[Clockwise from top left] Circular grating for extracting single photons
from a quantum dot.
For optimal performance, the quantum dot must be located at the center of
the grating.
Image taken with the camera-based optical location technique. A single
quantum dot
appears as a bright spot within an area defined by four alignment marks.
Electron-beam
lithography is used to define a circular grating at the quantum dot's
location. Image of the
emission of the quantum dot within the grating. The bright spot appears in
the center
of the device, as desired. Credit: NIST
(August 11, 2015) Life
may be as unpredictable as a box of chocolates, but ideally, you always know
what you’re going to get from a quantum dot.
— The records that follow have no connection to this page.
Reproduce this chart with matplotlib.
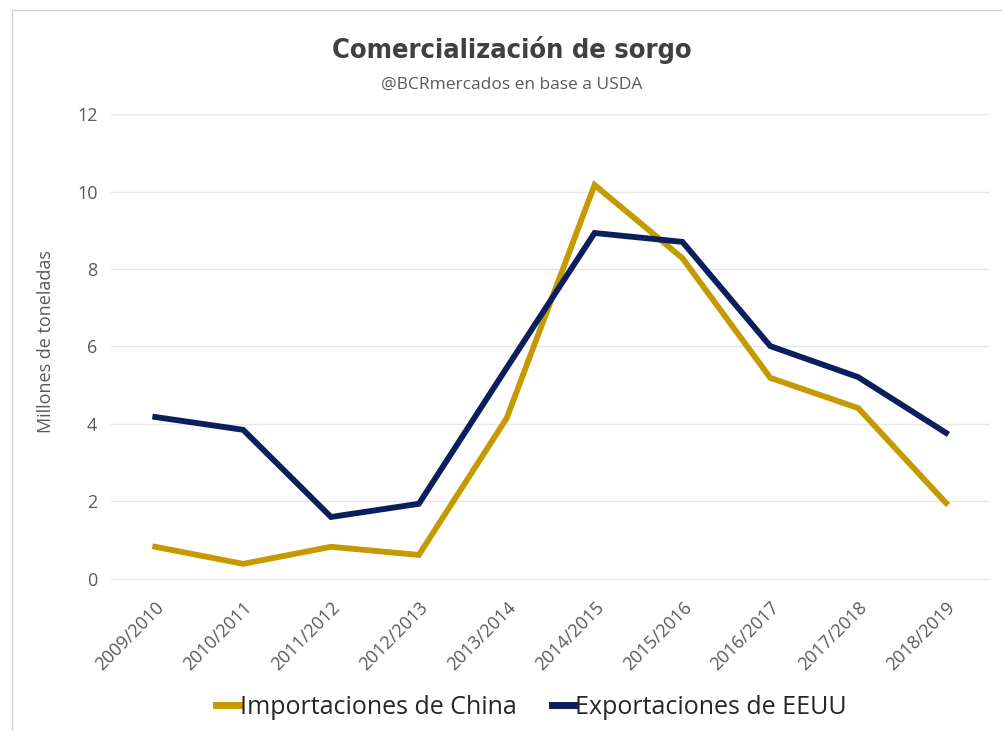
import matplotlib
matplotlib.use("Agg")
import matplotlib.pyplot as plt
from matplotlib.patches import Rectangle

campaigns = ["2009/2010", "2010/2011", "2011/2012", "2012/2013", "2013/2014",
             "2014/2015", "2015/2016", "2016/2017", "2017/2018", "2018/2019"]
china_imports = [0.83, 0.39, 0.83, 0.62, 4.15, 10.17, 8.28, 5.19, 4.41, 1.96]
us_exports = [4.18, 3.85, 1.60, 1.94, 5.45, 8.93, 8.70, 6.01, 5.21, 3.77]
y_ticks = [0, 2, 4, 6, 8, 10, 12]

GOLD = "#C49A00"
NAVY = "#0B1F5C"
GRAY = "#595959"

plt.rcParams["font.family"] = ["Open Sans", "DejaVu Sans"]

fig = plt.figure(figsize=(10.03, 7.31), dpi=100)
ax = fig.add_axes([0.111, 0.208, 0.876, 0.636])

x = list(range(len(campaigns)))
ax.plot(x, china_imports, color=GOLD, lw=4.2, solid_joinstyle="miter",
        label="Importaciones de China")
ax.plot(x, us_exports, color=NAVY, lw=4.2, solid_joinstyle="miter",
        label="Exportaciones de EEUU")

ax.set_xlim(-0.5, len(campaigns) - 0.5)
ax.set_ylim(0, 12)
ax.set_yticks(y_ticks)
ax.set_yticklabels([str(v) for v in y_ticks], fontsize=13, color=GRAY)
ax.set_xticks(x)
ax.set_xticklabels(campaigns, rotation=45, ha="right", va="top",
                   rotation_mode="anchor", fontsize=13, color=GRAY)
ax.tick_params(length=0, pad=10)
ax.tick_params(axis="x", pad=14)
ax.grid(axis="y", color="#E6E6E6", lw=1)
ax.set_axisbelow(True)
for s in ax.spines.values():
    s.set_visible(False)
ax.spines["bottom"].set_visible(True)
ax.spines["bottom"].set_color("#E6E6E6")

ax.set_ylabel("Millones de toneladas", fontsize=13, color=GRAY)
ax.yaxis.set_label_coords(-0.064, 0.51)

fig.text(0.51, 0.932, "Comercialización de sorgo", ha="center", va="center",
         fontsize=19.5, fontweight="bold", color="#404040",
         family="DejaVu Sans", fontstretch="condensed")
fig.text(0.51, 0.884, "@BCRmercados en base a USDA", ha="center", va="center",
         fontsize=12.5, color=GRAY)

leg = fig.legend(loc="center", bbox_to_anchor=(0.53, 0.032), ncol=2,
                 frameon=False, fontsize=18, handlelength=0.9,
                 handletextpad=0.05, columnspacing=1.4)
for t in leg.get_texts():
    t.set_color("#262626")
for h in leg.get_lines():
    h.set_linewidth(5)

fig.add_artist(Rectangle((0.012, -0.01), 1.0, 0.997, transform=fig.transFigure,
                         fill=False, edgecolor="#D0D0D0", lw=1))

fig.savefig("out.png", dpi=100)
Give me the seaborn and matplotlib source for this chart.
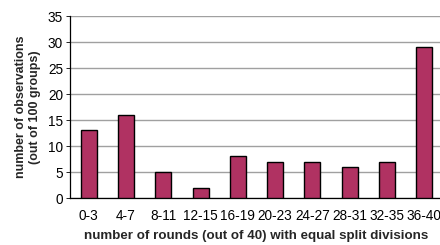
import matplotlib
matplotlib.use("Agg")
import matplotlib.pyplot as plt
import seaborn as sns
import pandas as pd
import numpy as np

categories = ["0-3", "4-7", "8-11", "12-15", "16-19", "20-23", "24-27", "28-31", "32-35", "36-40"]
observations = [13, 16, 5, 2, 8, 7, 7, 6, 7, 29]

sns.set_theme(style="white")
plt.rcParams['font.family'] = ['Liberation Sans', 'DejaVu Sans']

df = pd.DataFrame({"rounds": categories, "obs": observations})

fig = plt.figure(figsize=(4.4, 2.45), dpi=100)
ax = fig.add_axes([70/440, 47/245, 373/440, 182/245])

sns.barplot(data=df, x="rounds", y="obs", ax=ax, color="#B03262", width=0.43,
            edgecolor="black", linewidth=1.0, saturation=1, zorder=3)

ax.set_ylim(0, 35)
ax.set_xlim(-0.5, len(categories) - 0.5)
ax.set_yticks(range(0, 36, 5))
ax.yaxis.grid(True, color="#A0A0A0", linewidth=1.0, zorder=0)
ax.set_axisbelow(True)

for s in ["top", "right"]:
    ax.spines[s].set_visible(False)
ax.spines["left"].set_color("black")
ax.spines["bottom"].set_color("black")
ax.spines["left"].set_linewidth(0.9)
ax.spines["bottom"].set_linewidth(0.9)

ax.set_xticks(np.arange(len(categories)) - 0.5, minor=True)
ax.tick_params(axis="x", which="major", length=0, pad=8, labelsize=9.8, colors="black")
ax.tick_params(axis="x", which="minor", length=3, width=0.6, color="gray", direction="out")
ax.tick_params(axis="y", which="major", length=3, width=0.6, color="gray", left=True, labelsize=9.8, pad=2, colors="black")
ax.tick_params(axis="y", colors="black")

ax.set_xlabel("number of rounds (out of 40) with equal split divisions",
              fontsize=9.6, fontweight="bold", labelpad=5)
ax.set_ylabel("number of observations\n(out of 100 groups)",
              fontsize=9.0, fontweight="bold", labelpad=5)

fig.savefig("out.png", dpi=100)
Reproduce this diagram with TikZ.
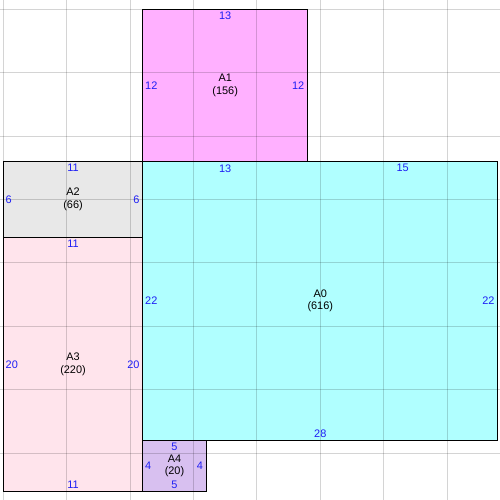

A quantum dot should produce one,
and only one, photon—the smallest constituent of light—each time it is
energized. This characteristic makes it attractive for use in various quantum technologies
such as secure communications. Oftentimes, however, the trick is in finding the
dots.
“Self-assembled, epitaxially grown” quantum dots have the
highest optical quality. They randomly emerge (self-assemble) at the interface
between two layers of a semiconductor crystal as it is built up layer-by-layer
(epitaxially grown).
They grow randomly, but in order for the dots to be useful,
they need to be located in a precise relation to some other photonic structure,
be it a grating, resonator or waveguide, that can control the photons that the
quantum dot generates. However, finding the dots—they’re just about 10
nanometers across—is no small feat.
Always up for a challenge, researchers working at the
National Institute of Standards and Technology (NIST) have developed a simple
new technique for locating them, and used it to create high-performance single
photon sources.
This new development, which appeared in Nature
Communications,* may make the manufacture of high-performance photonic devices
using quantum dots much more efficient. Such devices are usually made in
regular arrays using standard nanofabrication techniques for the control
structures. However because of the random distribution of the dots, only a
small percentage of them will line up correctly with the control structures.
This process produces very few working devices.